- **REQUIREMENTS**: Skip the pictures. Set down, word for word, the lines from the start of the material up to and including the line with "return (Y1 - Y) / (Y1 - Y0)".

- **DATA EXTRACT**:
_ _ _ _ _

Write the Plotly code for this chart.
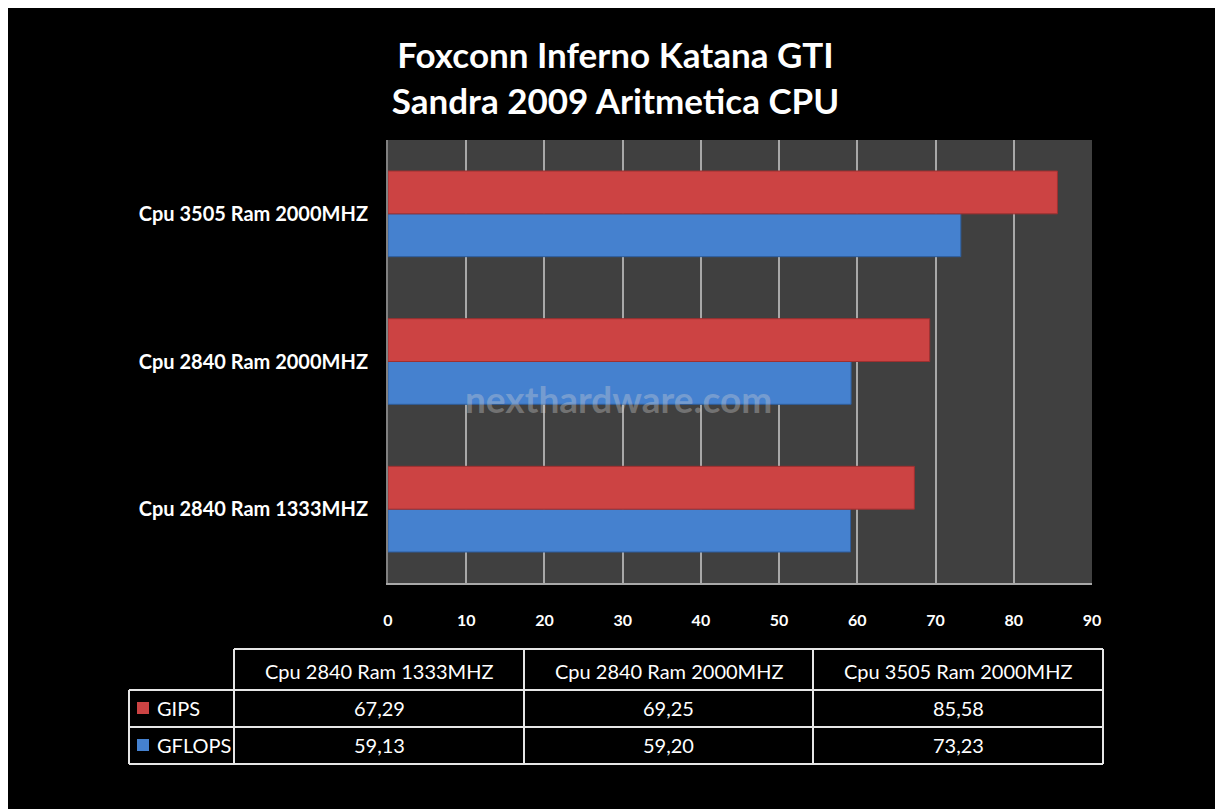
import plotly.graph_objects as go

categories = ["Cpu 2840 Ram 1333MHZ", "Cpu 2840 Ram 2000MHZ", "Cpu 3505 Ram 2000MHZ"]
gips = [67.29, 69.25, 85.58]
gflops = [59.13, 59.20, 73.23]
x_ticks = [0, 10, 20, 30, 40, 50, 60, 70, 80, 90]

RED = "#CC4343"
BLUE = "#4581CF"
FONT = "Lato"

# screen pixel -> paper coordinate helpers (plot area 388..1092 x, 140..583 y)
X0, X1, Y0, Y1 = 388, 1092, 140, 583
def px(X):
    return (X - X0) / (X1 - X0)
def py(Y):
    return (Y1 - Y) / (Y1 - Y0)

fig = go.Figure()
fig.add_trace(go.Bar(y=categories, x=gflops, orientation="h", name="GFLOPS",
                     marker=dict(color=BLUE, line=dict(color="#2E5E9E", width=1))))
fig.add_trace(go.Bar(y=categories, x=gips, orientation="h", name="GIPS",
                     marker=dict(color=RED, line=dict(color="#9E3030", width=1))))

fig.update_layout(
    width=1215, height=801,
    margin=dict(l=X0 - 8, r=1223 - X1, t=Y0 - 8, b=809 - Y1, pad=0),
    paper_bgcolor="black", plot_bgcolor="#404040",
    barmode="group", bargap=0.42, bargroupgap=0,
    showlegend=False,
    title=dict(text="Foxconn Inferno Katana GTI<br>Sandra 2009 Aritmetica CPU",
               x=0.5, xanchor="center", y=1 - (68 - 8) / 801, yanchor="middle",
               font=dict(family=FONT, size=35, color="white", weight="bold")),
    font=dict(family=FONT, color="white"),
)
fig.update_xaxes(range=[0, 90], tickvals=x_ticks, showgrid=True, gridcolor="#A8A8A8",
                 gridwidth=1.5, zeroline=False, showline=True, linecolor="#A8A8A8",
                 linewidth=2, ticks="", ticklabelstandoff=22,
                 tickfont=dict(family=FONT, size=16, color="white", weight="bold"),
                 fixedrange=True)
fig.update_yaxes(showgrid=False, showline=True, linecolor="#808080", linewidth=2,
                 ticks="", ticklabelstandoff=14,
                 tickfont=dict(family=FONT, size=20, color="white", weight="bold"),
                 fixedrange=True)

# watermark
fig.add_annotation(text="nexthardware.com", x=px(618), y=py(398), xref="paper", yref="paper",
                   xanchor="center", yanchor="middle",
                   showarrow=False, font=dict(family=FONT, size=37, color="rgba(210,210,210,0.35)",
                                              weight="bold"))

# data table
LINE = dict(color="#E6E6E6", width=2)
col_x = [129, 234, 524, 813, 1103]
row_y = [649, 690, 727, 764]
shapes = []
shapes.append(dict(type="line", x0=px(234), x1=px(1103), y0=py(649), y1=py(649)))
for Y in row_y[1:]:
    shapes.append(dict(type="line", x0=px(129), x1=px(1103), y0=py(Y), y1=py(Y)))
shapes.append(dict(type="line", x0=px(129), x1=px(129), y0=py(690), y1=py(764)))
for X in col_x[1:]:
    shapes.append(dict(type="line", x0=px(X), x1=px(X), y0=py(649), y1=py(764)))
for s in shapes:
    s.update(xref="paper", yref="paper", line=LINE, layer="above")
    fig.add_shape(**s)

col_centers = [(col_x[i + 1] + col_x[i + 2]) / 2 for i in range(3)]
TF = dict(family=FONT, size=20, color="white")
for cx, cat, g, f in zip(col_centers, categories, gips, gflops):
    for txt, yc in [(cat, 671), (f"{g:.2f}".replace(".", ","), 708),
                    (f"{f:.2f}".replace(".", ","), 745)]:
        fig.add_annotation(text=txt, x=px(cx), y=py(yc), xref="paper", yref="paper",
                           xanchor="center", yanchor="middle", showarrow=False, font=TF)

# legend keys in table
for name, color, yc in [("GIPS", RED, 708), ("GFLOPS", BLUE, 745)]:
    fig.add_shape(type="rect", xref="paper", yref="paper", x0=px(137), x1=px(149),
                  y0=py(yc - 6), y1=py(yc + 6), fillcolor=color, line=dict(width=0))
    fig.add_annotation(text=name, x=px(155), y=py(yc), xref="paper", yref="paper",
                       xanchor="left", yanchor="middle", showarrow=False, font=TF)

fig.write_html("out.html")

_ _ _ _ _

- **WORKED SOLUTION**:
Write the Plotly code for this chart.
import plotly.graph_objects as go

categories = ["Cpu 2840 Ram 1333MHZ", "Cpu 2840 Ram 2000MHZ", "Cpu 3505 Ram 2000MHZ"]
gips = [67.29, 69.25, 85.58]
gflops = [59.13, 59.20, 73.23]
x_ticks = [0, 10, 20, 30, 40, 50, 60, 70, 80, 90]

RED = "#CC4343"
BLUE = "#4581CF"
FONT = "Lato"

# screen pixel -> paper coordinate helpers (plot area 388..1092 x, 140..583 y)
X0, X1, Y0, Y1 = 388, 1092, 140, 583
def px(X):
    return (X - X0) / (X1 - X0)
def py(Y):
    return (Y1 - Y) / (Y1 - Y0)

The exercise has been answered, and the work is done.